All birthing facilities in New Mexico are required to check newborns for birth defects, including CHDs. Parents choosing to forego this screening must sign a waiver
The screen for CHDs, called pulse oximetry, is painless and measures the baby's pulse and the level of oxygen in the baby's blood. Screening performed in the birthing facility before discharge allows immediate referral for follow-up testing if it is necessary.
- D-transposition of the great arteries
- Tetralogy of Fallot
- Pulmonary atresia
- Tricuspid atresia
- Hypoplastic left heart syndrome
- Total anomalous pulmonary venous connection
- Atrial septal defect
- Atrioventricular septal defect
- Coarctation of the aorta
- Truncus arteriosus
- Ventricular septal defect
- Double-outlet right ventricle
- Ebstein anomaly
- Interrupted aortic arch
- Single ventricle
Neural Tube Defects
The neural tube is the early form of the brain and spine of a fetus and develops very early during pregnancy, often before a woman knows she is pregnant. Neural Tube Defects (NTDs) occur when the neural tube does not close properly.

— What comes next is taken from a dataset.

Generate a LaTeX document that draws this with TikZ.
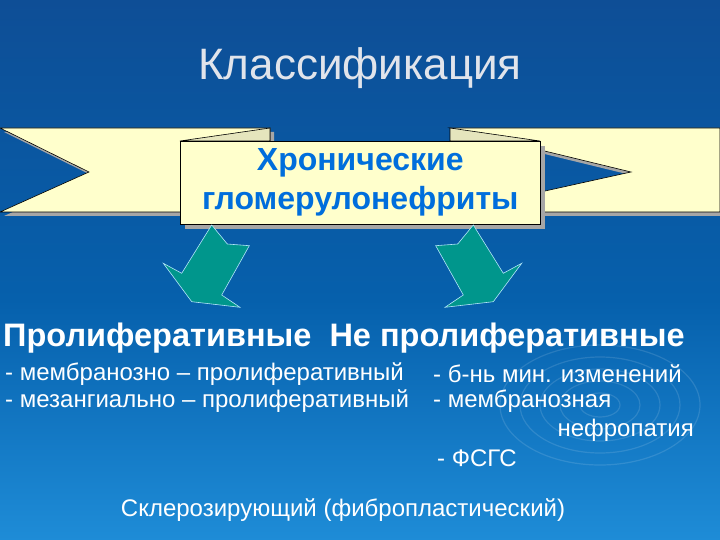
\documentclass[tikz,border=0pt]{standalone}
\usepackage{fontspec}
\setmainfont{Liberation Sans}
\definecolor{bgtop}{RGB}{14,78,150}
\definecolor{bgmid}{RGB}{6,96,172}
\definecolor{bgbot}{RGB}{30,140,215}
\definecolor{ribfill}{RGB}{255,255,204}
\definecolor{teal2}{RGB}{0,150,140}
\definecolor{bluetxt}{RGB}{0,110,220}
\definecolor{titlec}{RGB}{225,228,235}
\begin{document}
\begin{tikzpicture}[x=1pt,y=-1pt,
  ribbon/.style={fill=ribfill, draw=black, line width=0.6pt},
  shadow/.style={fill=gray!70},
  arr/.style={fill=teal2, draw=cyan!30!white, line width=0.6pt},
  body/.style={text=white, font=\fontsize{24}{28}\selectfont, anchor=west, inner sep=0pt},
  ]
\useasboundingbox (0,0) rectangle (720,540);
\shade[top color=bgtop, bottom color=bgmid] (0,0) rectangle (720,300.5);
\shade[top color=bgmid, bottom color=bgbot] (0,300) rectangle (720,540);
\foreach \r in {20,40,60,80,100} \draw[white, opacity=0.12, line width=1.2pt] (600,405) ellipse ({\r} and {\r*0.6});
\node[text=titlec, font=\fontsize{44}{48}\selectfont] (title) at (360,68) {Классификация};
% ribbons
\fill[shadow] (4,132) -- (274,132) -- (274,216) -- (4,216) -- (93,176) -- cycle;
\fill[shadow] (454,132) -- (724,132) -- (724,216) -- (454,216) -- (635,176) -- cycle;
\draw[ribbon] (0,128) -- (270,128) -- (270,212) -- (0,212) -- (89,172) -- cycle;
\draw[ribbon] (450,128) -- (720,128) -- (720,212) -- (450,212) -- (631,172) -- cycle;
\draw[ribbon, fill=ribfill!80!gray] (180,141) -- (270,128) -- (270,141) -- cycle;
\draw[ribbon, fill=ribfill!80!gray] (540,141) -- (450,128) -- (450,141) -- cycle;
\fill[shadow] (185,146) rectangle (545,229);
\node[ribbon, minimum width=360pt, minimum height=83pt, anchor=north west, inner sep=0pt, align=center,
  text=bluetxt, font=\bfseries\fontsize{32}{39}\selectfont] (box) at (180,141)
  {Хронические\\гломерулонефриты};
% arrows
\draw[arr] (211.7,225) -- (227.3,244) -- (249.3,245.7) -- (221.7,295) -- (240,307.3) -- (191.7,301.7) -- (163.3,263.3) -- (181.7,273.3) -- cycle;
\draw[arr] (473.3,225) -- (457.7,244) -- (435.7,245.7) -- (463.3,295) -- (445,307.3) -- (493.3,301.7) -- (521.7,263.3) -- (503.3,273.3) -- cycle;
\node[text=white, font=\bfseries\fontsize{32.5}{36}\selectfont, anchor=west, inner sep=0pt] (cat) at (3,338) {Пролиферативные\ \ Не пролиферативные};
\node[body] (l1) at (5,374) {- мембранозно – пролиферативный};
\node[body] (l2) at (5,401) {- мезангиально – пролиферативный};
\node[body] (r1) at (433,374) {- б-нь мин. изменений};
\node[body] (r2) at (433,401) {- мембранозная};
\node[body, anchor=east] (r3) at (694,430) {нефропатия};
\node[body] (r4) at (437,458) {- ФСГС};
\node[body, anchor=center] (bot) at (343,510) {Склерозирующий (фибропластический)};
\end{tikzpicture}
\end{document}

The causes of NTDs are not fully known, however, one prevention method of NTDs that doctors recommend is that any woman of reproductive age take 400 mcg of folic acid daily. For women who have had a pregnancy affected by an NTD, doctors recommend that they consume 4,000mcg of folic acid starting 1 month before planning on becoming pregnant. When planning to become pregnant, women should always seek advice from their primary care provider.
NTDs are frequently diagnosed early in pregnancy using ultrasounds or are diagnosed at birth. Treatment will vary for each case and diagnosis. It is important to work with your baby's doctor to determine appropriate treatment plans. While some NTDs may be mild (like some cases of spina bifida) and result in a person living to their fullest potential, babies born with anencephaly often will die shortly after birth.

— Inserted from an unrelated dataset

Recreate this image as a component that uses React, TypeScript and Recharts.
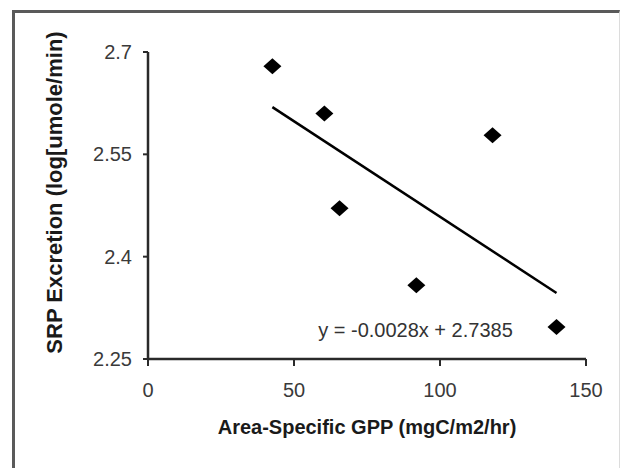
import { ScatterChart, Scatter, XAxis, YAxis, ReferenceLine, ReferenceDot, Label } from "recharts";

const gpp = [42.6, 60.4, 65.6, 91.9, 118.0, 139.9];
const srp = [2.679, 2.61, 2.471, 2.358, 2.578, 2.297];
const xTicks = [0, 50, 100, 150];
const yTicks = [2.25, 2.4, 2.55, 2.7];

// linear fit shown in the original figure
const slope = -0.0028;
const intercept = 2.7385;
const equation = "y = -0.0028x + 2.7385";
const equationAt = { x: 91.6, y: 2.2925 };

const xTitle = "Area-Specific GPP  (mgC/m2/hr)";
const yTitle = "SRP Excretion (log[umole/min)";

const points = gpp.map((x, i) => ({ x, y: srp[i] }));
const xMin = Math.min(...gpp);
const xMax = Math.max(...gpp);

const font = "'Liberation Sans', Arial, sans-serif";

const Diamond = (props: any) => {
  const { cx, cy } = props;
  if (cx == null || cy == null) return null;
  return (
    <polygon
      points={`${cx},${cy - 8} ${cx + 9},${cy} ${cx},${cy + 8} ${cx - 9},${cy}`}
      fill="#000"
    />
  );
};

const XTitle = (props: any) => {
  const { viewBox } = props;
  const cx = viewBox.x + viewBox.width / 2;
  return (
    <text x={cx} y={434} textAnchor="middle" fontFamily={font} fontSize={20} fontWeight="bold" fill="#1a1a1a">
      {xTitle}
    </text>
  );
};

const YTitle = (props: any) => {
  const { viewBox } = props;
  const cx = 62;
  const cy = viewBox.y + viewBox.height / 2 - 13;
  return (
    <text
      x={cx}
      y={cy}
      transform={`rotate(-90, ${cx}, ${cy})`}
      textAnchor="middle"
      fontFamily={font}
      fontSize={22}
      fontWeight="bold"
      fill="#1a1a1a"
    >
      {yTitle}
    </text>
  );
};

export default function App() {
  return (
    <div style={{ position: "absolute", left: 0, top: 0, width: 627, height: 468, background: "#fff" }}>
      <div
        style={{
          position: "absolute",
          left: 12,
          top: 10,
          width: 604,
          height: 456,
          borderLeft: "3px solid #5a5a5a",
          borderTop: "3px solid #5a5a5a",
          borderRight: "1px solid #dcdcdc",
          borderBottom: "1px solid #dcdcdc",
        }}
      />
      <div style={{ position: "absolute", left: 0, top: 0 }}>
        <ScatterChart width={627} height={468} margin={{ top: 52, right: 41, bottom: 49, left: 88 }}>
          <XAxis
            type="number"
            dataKey="x"
            domain={[0, 150]}
            ticks={xTicks}
            height={60}
            tickSize={7}
            tickMargin={17}
            axisLine={{ stroke: "#2a2a2a", strokeWidth: 2.5 }}
            tickLine={{ stroke: "#2a2a2a", strokeWidth: 2 }}
            tick={{ fill: "#3a3a3a", fontSize: 20, fontFamily: font }}
          >
            <Label content={<XTitle />} />
          </XAxis>
          <XAxis
            xAxisId="top"
            orientation="top"
            type="number"
            domain={[0, 150]}
            height={0}
            tick={false}
            tickLine={false}
            axisLine={{ stroke: "#8a8a8a", strokeWidth: 2 }}
          />
          <YAxis
            type="number"
            dataKey="y"
            domain={[2.25, 2.7]}
            ticks={yTicks}
            width={60}
            tickSize={5}
            tickMargin={11}
            axisLine={{ stroke: "#2a2a2a", strokeWidth: 2.5 }}
            tickLine={{ stroke: "#2a2a2a", strokeWidth: 2 }}
            tick={{ fill: "#3a3a3a", fontSize: 20, fontFamily: font }}
          >
            <Label content={<YTitle />} />
          </YAxis>
          <YAxis
            yAxisId="right"
            orientation="right"
            type="number"
            domain={[2.25, 2.7]}
            width={0}
            tick={false}
            tickLine={false}
            axisLine={{ stroke: "#8a8a8a", strokeWidth: 2 }}
          />
          <ReferenceLine
            segment={[
              { x: xMin, y: intercept + slope * xMin },
              { x: xMax, y: intercept + slope * xMax },
            ]}
            stroke="#000"
            strokeWidth={2.5}
          />
          <ReferenceDot
            x={equationAt.x}
            y={equationAt.y}
            r={0}
            fill="none"
            stroke="none"
            label={{ value: equation, position: "center", fill: "#333", fontSize: 20, fontFamily: font }}
          />
          <Scatter data={points} shape={<Diamond />} isAnimationActive={false} />
        </ScatterChart>
      </div>
    </div>
  );
}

The types of neural tube defects are:
- Spina Bifida
New Mexico Birth Defects Prevention and Surveillance Program
To identify and help prevent birth defect, the NM Department of Health (NMDOH) developed the New Mexico Birth Defects Prevention and Surveillance Program (NMBDPSP), to actively surveille birth defect cases. This program is responsible for gathering information on all birth defects, reporting case counts to the Centers for Disease Control and Prevention (CDC), coordinating with Children's Medical Services (CMS) to refer families to health services, and providing education and outreach to the community and health care professionals. NMBDPSS was founded in 1995. Between 1995 and 1999, NMBDPSS performed passive, allowing for hospitals to voluntarily report birth defects. In 2000, birth defects became a reportable condition by law, with New Mexico health care providers having to inform NMDOH of any child with a birth defect thru 4 years of age. Initially, only 12 birth defects, that the CDC defined as the core defects, were tracked. In 2016, NMBDPSP was able to expand the number of birth defects tracked to 23. In 2018, NMBDPSP was again able to increase surveillance of birth defects to include all birth defects as well as neonatal abstinence syndrome (NAS).

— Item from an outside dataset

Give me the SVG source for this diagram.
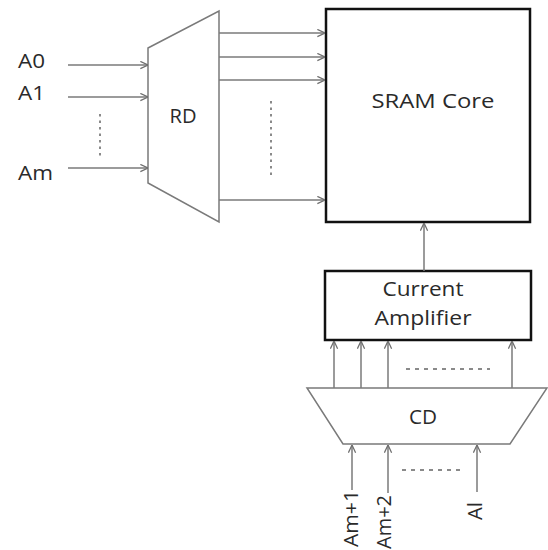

The NMBDPSP is comprised of an epidemiologist and a Health Educator. The epidemiologist tracks birth defects in order to identify trends or changes in the prevalence of the different birth defects under surveillance with the purpose of developing strategies to reduce the risks of developing the birth defect in the future. The health educator uses the surveillance information to produce health prevention materials and to compile resources for families and community members whose lives are impacted by a loved one with a birth defect.
Notifiable Diseases or Conditions in New Mexico (N.M.A.C 220.127.116.11)
All birth defects diagnosed by age 4 years, including: Defects diagnosed during pregnancy, defects diagnosed on fetal deaths, defects found in chromosome testing on amniotic fluid, chorionic villus sampling and products of conception for Trisomy 13, Trisomy 18, and Trisomy 21. Report to Epidemiology and Response Division, NM Department of Health, P.O. Box 26110, Santa Fe, NM 87502-6110; or call 505-827-0006.